The trial and error way we looked for an adjusted quota can be improved upon somewhat by locating the state where "tipping" with respect to .5 will occur but it turns out, due to the extraordinary work of the mathematician E.V. Huntington (Harvard), there is a conceptually much easier way to apply Webster's apportionment method for relatively small values of h that we will learn about.

Now for an inspired idea. Why is the standard rounding rule used? Couldn't we use some other form of rounding to get other apportionments? The answer is, yes we can. Suppose we use the "spirit" of this method (round as below based on the fair share, but if h seats are not given away use an adjusted quota) using:

a. Always round down from the fair shares - we get Jefferson's Method.

b. Always round up from the fair shares - we get Adam's Method.

c. Round using the geometric mean - we get Huntington-Hill's Method.

d. Round using the harmonic mean - we get Dean's Method.
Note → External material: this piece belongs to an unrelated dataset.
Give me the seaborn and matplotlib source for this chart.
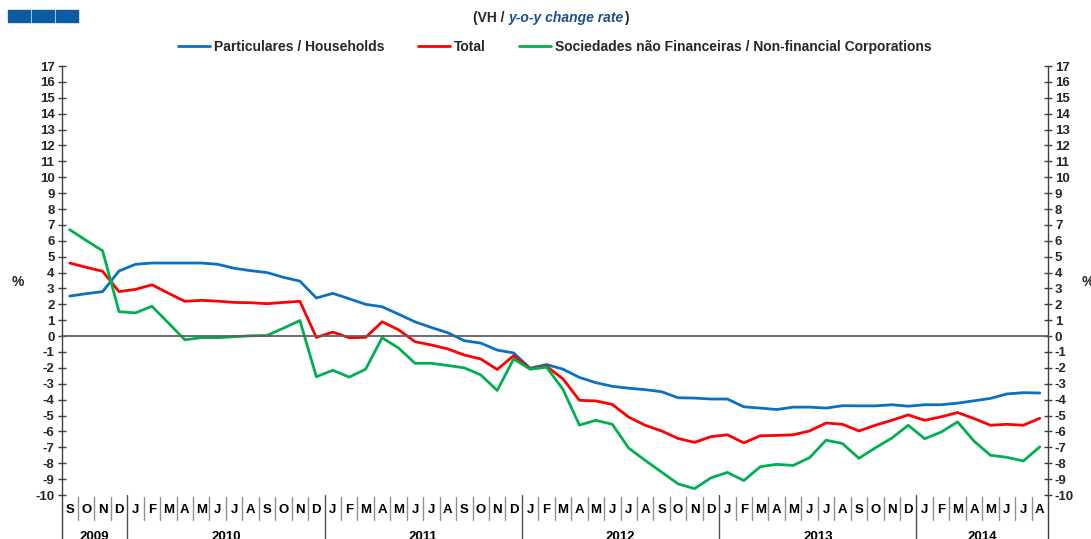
"""
Taxa de variação homóloga - particulares, total e sociedades não financeiras
"""
import numpy as np
import pandas as pd
import matplotlib
matplotlib.use('Agg')
import matplotlib.pyplot as plt
import matplotlib.transforms as mtransforms
from matplotlib.patches import Rectangle
import seaborn as sns

sns.set_style("white")
plt.rcParams['font.family'] = ['Liberation Sans Narrow', 'Liberation Sans', 'DejaVu Sans']
plt.rcParams['font.weight'] = 'bold'
plt.rcParams['axes.unicode_minus'] = False

# meses: set/2009 a ago/2014
month_letters = ['J', 'F', 'M', 'A', 'M', 'J', 'J', 'A', 'S', 'O', 'N', 'D']
years = [2009, 2010, 2011, 2012, 2013, 2014]
first_month = 9   # setembro 2009
last_month = 8    # agosto 2014

series_names = ['Particulares / Households', 'Total',
                'Sociedades não Financeiras / Non-financial Corporations']
series_colors = ['#0A70C4', '#FF0000', '#00B050']

households = [2.52, 2.67, 2.8, 4.1,
              4.52, 4.6, 4.6, 4.6, 4.6, 4.52, 4.27, 4.12, 4.0, 3.7, 3.46, 2.4,
              2.69, 2.35, 2.0, 1.85, 1.38, 0.9, 0.54, 0.21, -0.29, -0.44, -0.88, -1.06,
              -2.02, -1.79, -2.08, -2.6, -2.93, -3.16, -3.28, -3.37, -3.5, -3.88, -3.9, -3.96,
              -3.96, -4.45, -4.53, -4.62, -4.47, -4.47, -4.53, -4.38, -4.39, -4.39, -4.32, -4.41,
              -4.32, -4.32, -4.22, -4.07, -3.92, -3.64, -3.56, -3.58]
total = [4.6, 4.33, 4.08, 2.8,
         2.94, 3.23, 2.7, 2.19, 2.25, 2.2, 2.12, 2.1, 2.04, 2.12, 2.19, -0.08,
         0.25, -0.1, -0.08, 0.9, 0.4, -0.35, -0.56, -0.81, -1.19, -1.44, -2.1, -1.23,
         -2.06, -1.9, -2.69, -4.04, -4.08, -4.3, -5.1, -5.61, -5.97, -6.44, -6.69, -6.33,
         -6.21, -6.72, -6.27, -6.25, -6.21, -5.97, -5.47, -5.55, -5.97, -5.61, -5.3, -4.96,
         -5.3, -5.08, -4.81, -5.19, -5.61, -5.55, -5.61, -5.17]
corporations = [6.7, 6.02, 5.37, 1.54,
                1.46, 1.88, 0.83, -0.23, -0.1, -0.1, -0.04, 0.02, 0.04, 0.5, 0.98, -2.56,
                -2.15, -2.58, -2.08, -0.1, -0.75, -1.71, -1.71, -1.85, -2.0, -2.44, -3.42, -1.44,
                -2.08, -1.96, -3.35, -5.6, -5.3, -5.55, -7.05, -7.82, -8.56, -9.3, -9.6, -8.92,
                -8.58, -9.09, -8.22, -8.07, -8.14, -7.65, -6.55, -6.76, -7.69, -7.03, -6.42, -5.61,
                -6.46, -6.04, -5.4, -6.61, -7.5, -7.63, -7.86, -6.97]

# lista de meses (ano, mês)
months = []
for y in years:
    m0 = first_month if y == years[0] else 1
    m1 = last_month if y == years[-1] else 12
    for m in range(m0, m1 + 1):
        months.append((y, m))
n = len(months)
idx = np.arange(n)

df = pd.concat([
    pd.DataFrame({'idx': idx, 'valor': vals, 'serie': name})
    for name, vals in zip(series_names, [households, total, corporations])
])

W, H = 1091, 539
fig = plt.figure(figsize=(W / 100, H / 100), dpi=100)
ax_left, ax_right, ax_top, ax_bot = 61.5, 1048, 66, 495
ax = fig.add_axes([ax_left / W, 1 - ax_bot / H, (ax_right - ax_left) / W, (ax_bot - ax_top) / H])

sns.lineplot(data=df, x='idx', y='valor', hue='serie', hue_order=series_names,
             palette=series_colors, linewidth=2.0, ax=ax)

ax.set_xlim(-0.5, n - 0.5)
ax.set_ylim(-10, 17)
ax.set_xlabel('')
ax.set_ylabel('')

# eixo y dos dois lados
ax.set_yticks(range(-10, 18))
ax.tick_params(axis='y', which='both', direction='inout', length=6, width=1,
               color='#404040', labelsize=9.5, pad=2, left=True, right=True,
               labelleft=True, labelright=True)
for s in ['left', 'right']:
    ax.spines[s].set_color('#404040')
    ax.spines[s].set_linewidth(1)
ax.spines['top'].set_visible(False)

# linha do zero com marcas dos meses
ax.spines['bottom'].set_position(('data', 0))
ax.spines['bottom'].set_color('#606060')
ax.spines['bottom'].set_linewidth(1.3)
ax.set_xticks(np.arange(0.5, n - 1, 1))
ax.tick_params(axis='x', direction='out', length=3, width=1, color='#404040',
               labelbottom=False)

# legenda
ax.legend(loc='center', bbox_to_anchor=(0.5, 1.044), ncol=3, frameon=False,
          fontsize=10, handlelength=2.3, handletextpad=0.3, columnspacing=2.4)

# rótulos dos meses e anos por baixo
trans = mtransforms.blended_transform_factory(ax.transData, ax.transAxes)
def ay(px):
    return (ax_bot - px) / (ax_bot - ax_top)

for i, (y, m) in enumerate(months):
    ax.text(i, ay(510), month_letters[m - 1], transform=trans, ha='center', va='center',
            fontsize=9.5, color='black')
    if i < n - 1:
        if months[i + 1][1] == 1:
            ax.plot([i + 0.5, i + 0.5], [0, ay(539)], transform=trans, color='#505050',
                    lw=1, clip_on=False)
        else:
            ax.plot([i + 0.5, i + 0.5], [ay(497), ay(520)], transform=trans, color='#909090',
                    lw=1, clip_on=False)
for x in [-0.5, n - 0.5]:
    ax.plot([x, x], [0, ay(539)], transform=trans, color='#404040', lw=1, clip_on=False)

for y in years:
    pos = [i for i, (yy, m) in enumerate(months) if yy == y]
    ax.text(np.mean(pos), ay(531), str(y), transform=trans, ha='center', va='top',
            fontsize=9.5, color='black')

# símbolo %
fig.text(18 / W, 1 - 282 / H, '%', ha='center', va='center', fontsize=10)
fig.text(1088 / W, 1 - 282 / H, '%', ha='center', va='center', fontsize=10)

# quadrados azuis no canto
for x0 in [8, 32, 56]:
    fig.patches.append(Rectangle((x0 / W, 1 - 22 / H), 22 / W, 12 / H,
                                 transform=fig.transFigure, color='#0B5CA3'))

# subtítulo
t1 = fig.text(473 / W, 1 - 18 / H, '(VH / ', ha='left', va='center', fontsize=10)
t2 = ax.annotate('y-o-y change rate', xy=(1, 0), xycoords=t1, va='bottom', ha='left',
                 fontsize=10, style='italic', color='#1F4E8C')
ax.annotate(')', xy=(1, 0), xycoords=t2, va='bottom', ha='left', fontsize=10)

plt.savefig('out.png', dpi=100)
plt.close()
These names as used above will connote that it is required to give each state one seat to begin with. The European version of these methods will not have this requirement and, when they were used, have different names. For example the European version of Jefferson was developed by the Belgian lawyer Victor D"Hondt.
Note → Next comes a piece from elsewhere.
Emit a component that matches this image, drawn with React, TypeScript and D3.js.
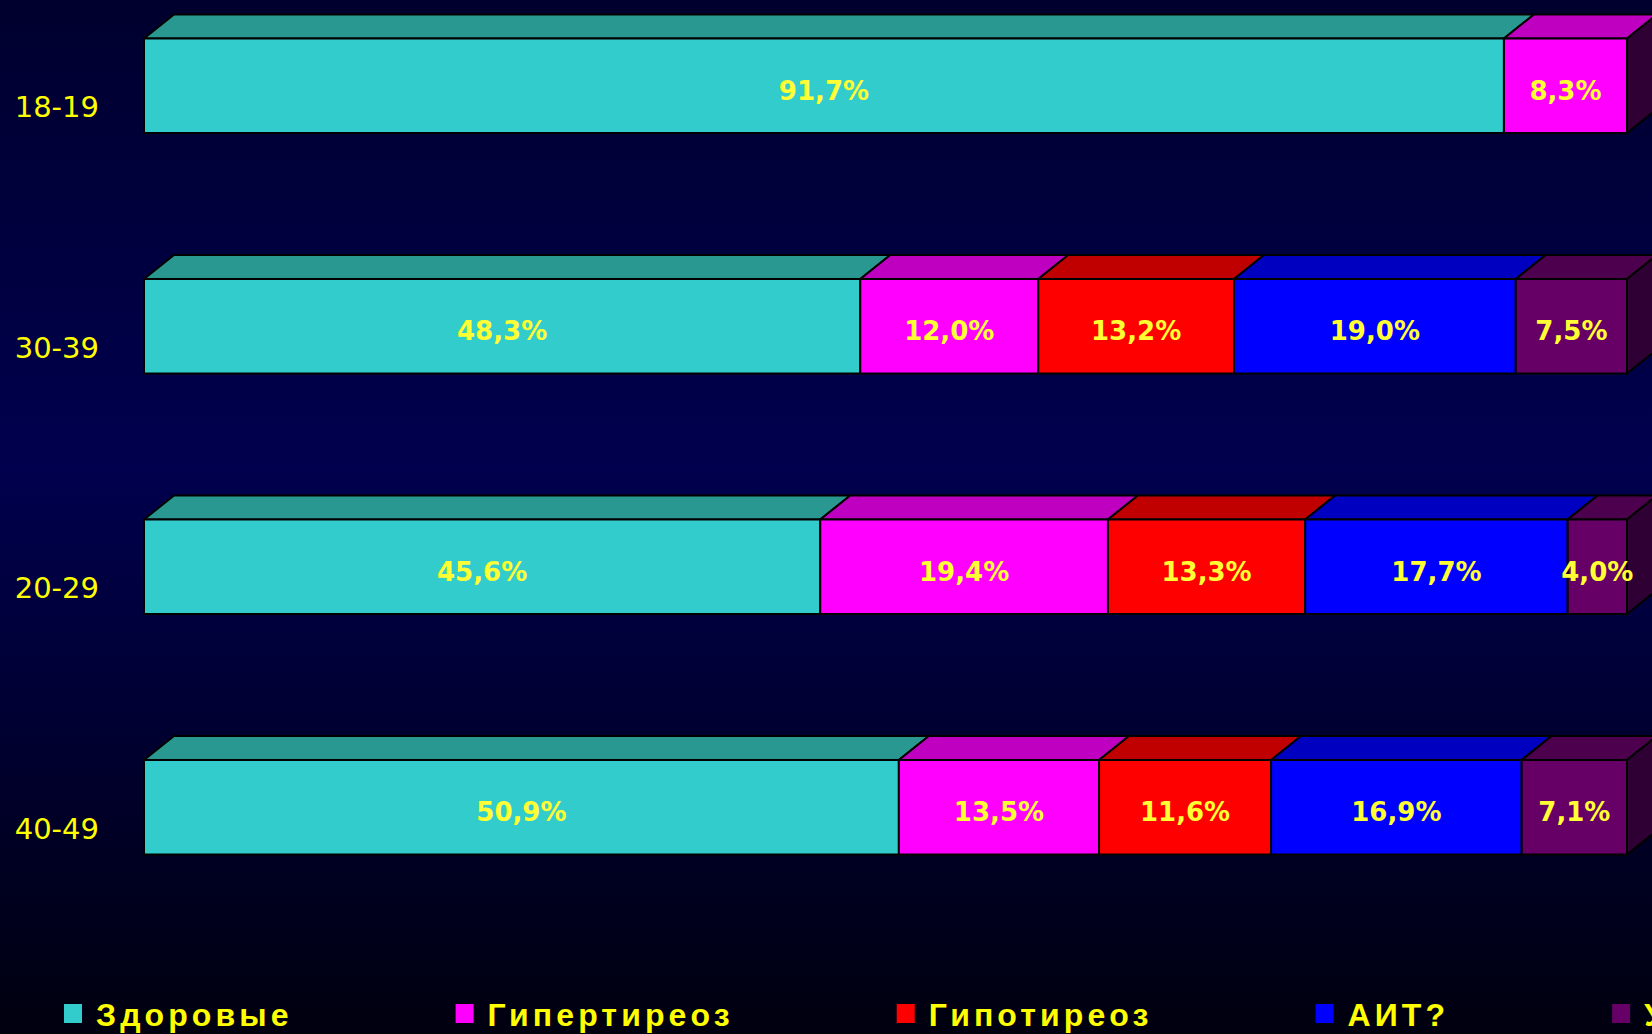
import React, { useEffect, useRef } from "react";
import * as d3 from "d3";

const categories = ["18-19", "30-39", "20-29", "40-49"];
const seriesNames = ["Здоровые", "Гипертиреоз", "Гипотиреоз", "АИТ?", "Узловой зоб"];
const healthy = [91.7, 48.3, 45.6, 50.9];
const hyper = [8.3, 12.0, 19.4, 13.5];
const hypo = [0, 13.2, 13.3, 11.6];
const ait = [0, 19.0, 17.7, 16.9];
const other = [0, 7.5, 4.0, 7.1];
const seriesValues = [healthy, hyper, hypo, ait, other];

const frontColors = ["#33cccc", "#ff00ff", "#ff0000", "#0000ff", "#660066"];
const topColors = ["#289890", "#c000c0", "#c00000", "#0000c0", "#4d004d"];
const sideColor = "#2e0033";

const W = 1652;
const H = 1034;
const DX = 30;
const DY = 24;

export default function App() {
  const ref = useRef<SVGSVGElement | null>(null);

  useEffect(() => {
    const svg = d3.select(ref.current);
    svg.selectAll("*").remove();

    const defs = svg.append("defs");
    const grad = defs
      .append("linearGradient")
      .attr("id", "bg")
      .attr("x1", 0)
      .attr("y1", 0)
      .attr("x2", 0)
      .attr("y2", 1);
    [
      [0, "#00002e"],
      [0.45, "#00004e"],
      [0.75, "#00002c"],
      [1, "#00000f"],
    ].forEach(([o, c]) => grad.append("stop").attr("offset", o as number).attr("stop-color", c as string));
    svg.append("rect").attr("width", W).attr("height", H).attr("fill", "url(#bg)");

    const x = d3.scaleLinear().domain([0, 100]).range([144, 1627]);
    const y = d3.scaleBand<string>().domain(categories).range([38.5, 854.5]).paddingInner(0.607).paddingOuter(0);
    const bh = y.bandwidth();

    const fmt = (v: number) => d3.format(".1f")(v).replace(".", ",") + "%";

    categories.forEach((cat, ci) => {
      const g = svg.append("g");
      const y0 = y(cat)!;
      let acc = 0;
      const segs = seriesValues.map((vals, si) => {
        const s = { si, v: vals[ci], x0: x(acc), x1: x(acc + vals[ci]) };
        acc += vals[ci];
        return s;
      });
      segs.forEach((s) => {
        if (s.v <= 0) return;
        g.append("path")
          .attr(
            "d",
            d3.line()([
              [s.x0, y0],
              [s.x0 + DX, y0 - DY],
              [s.x1 + DX, y0 - DY],
              [s.x1, y0],
            ]) + "Z"
          )
          .attr("fill", topColors[s.si])
          .attr("stroke", "#000")
          .attr("stroke-width", 2)
          .attr("stroke-linejoin", "round");
      });
      const xr = x(100);
      g.append("path")
        .attr(
          "d",
          d3.line()([
            [xr, y0],
            [xr + DX, y0 - DY],
            [xr + DX, y0 + bh - DY],
            [xr, y0 + bh],
          ]) + "Z"
        )
        .attr("fill", sideColor)
        .attr("stroke", "#000")
        .attr("stroke-width", 2);
      segs.forEach((s) => {
        if (s.v <= 0) return;
        g.append("rect")
          .attr("x", s.x0)
          .attr("y", y0)
          .attr("width", s.x1 - s.x0)
          .attr("height", bh)
          .attr("fill", frontColors[s.si])
          .attr("stroke", "#000")
          .attr("stroke-width", 2);
      });
      segs.forEach((s) => {
        if (s.v <= 0) return;
        g.append("text")
          .attr("x", (s.x0 + s.x1) / 2)
          .attr("y", y0 + bh / 2 + 14)
          .attr("text-anchor", "middle")
          .attr("font-family", "'DejaVu Sans', Verdana, sans-serif")
          .attr("font-weight", "bold")
          .attr("font-size", 26)
          .attr("fill", "#ffff33")
          .text(fmt(s.v));
      });
      svg
        .append("text")
        .attr("x", 99)
        .attr("y", y0 + bh - 16)
        .attr("text-anchor", "end")
        .attr("font-family", "'DejaVu Sans', Verdana, sans-serif")
        .attr("font-size", 29)
        .attr("fill", "#ffff00")
        .text(cat);
    });

    const lg = svg.append("g");
    let lx = 64;
    seriesNames.forEach((name, i) => {
      lg.append("rect")
        .attr("x", lx)
        .attr("y", 1004)
        .attr("width", 18)
        .attr("height", 19)
        .attr("fill", frontColors[i]);
      const t = lg
        .append("text")
        .attr("x", lx + 32)
        .attr("y", 1026)
        .attr("font-family", "'Liberation Sans', Arial, sans-serif")
        .attr("font-weight", "bold")
        .attr("font-size", 32)
        .attr("letter-spacing", 4.1)
        .attr("fill", "#ffff00")
        .text(name);
      const w = (t.node() as SVGTextElement).getComputedTextLength();
      lx = lx + 32 + w + 163;
    });
  }, []);

  return (
    <svg
      ref={ref}
      width={W}
      height={H}
      style={{ position: "absolute", left: 0, top: 0, display: "block" }}
    />
  );
}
To give you the flavor of what is involved let us return to the original 11 seats and the values for the quotas of 2.75, 4.40 and 3.85. Rounding down gives 2, 4, and 3 seats for a total of 9 - two short. So instead of using the ideal quota of 18.1818.... we will use 16.5. Dividing 50, 80, and 70 by 16.5 we get: 3.030, 4.242, and 4.84. Rounding down we get, 3, 4, and 4 which now add to 11. So we give A 3 seats, B 4 seats, and C 4 seats.

You may feel that this is a lot of "words" for three methods that give the same answers. Yes, in this case all three methods yield the same answers but this is not always the case.

Apportionment questions are not limited to the assigning of seats in a parliament. Whenever one has an integer number of objects that can't be subdivided but must be assigned whole on the basis of "data" about the different claimants one can use the apportionment model.


1. A college has been granted 7 new lines by the state legislature. What is a fair way to assign these lines to three "schools" (business, arts and sciences, education) based on the number of graduates these departments generated on average for the last 5 years?

2. How should 30 new computer systems be assigned to 6 divisions of a small company based on the sales of the previous year?


M. Balinski and H. Young, Fair Representation, 2nd edition), Brookings Institution, Washington, 2001.

Note this book is a "classic" and is divided into two parts. The first is more or less expository writing about the apportionment question in the US and its history and the second half gives some of the details of a mathematical treatment.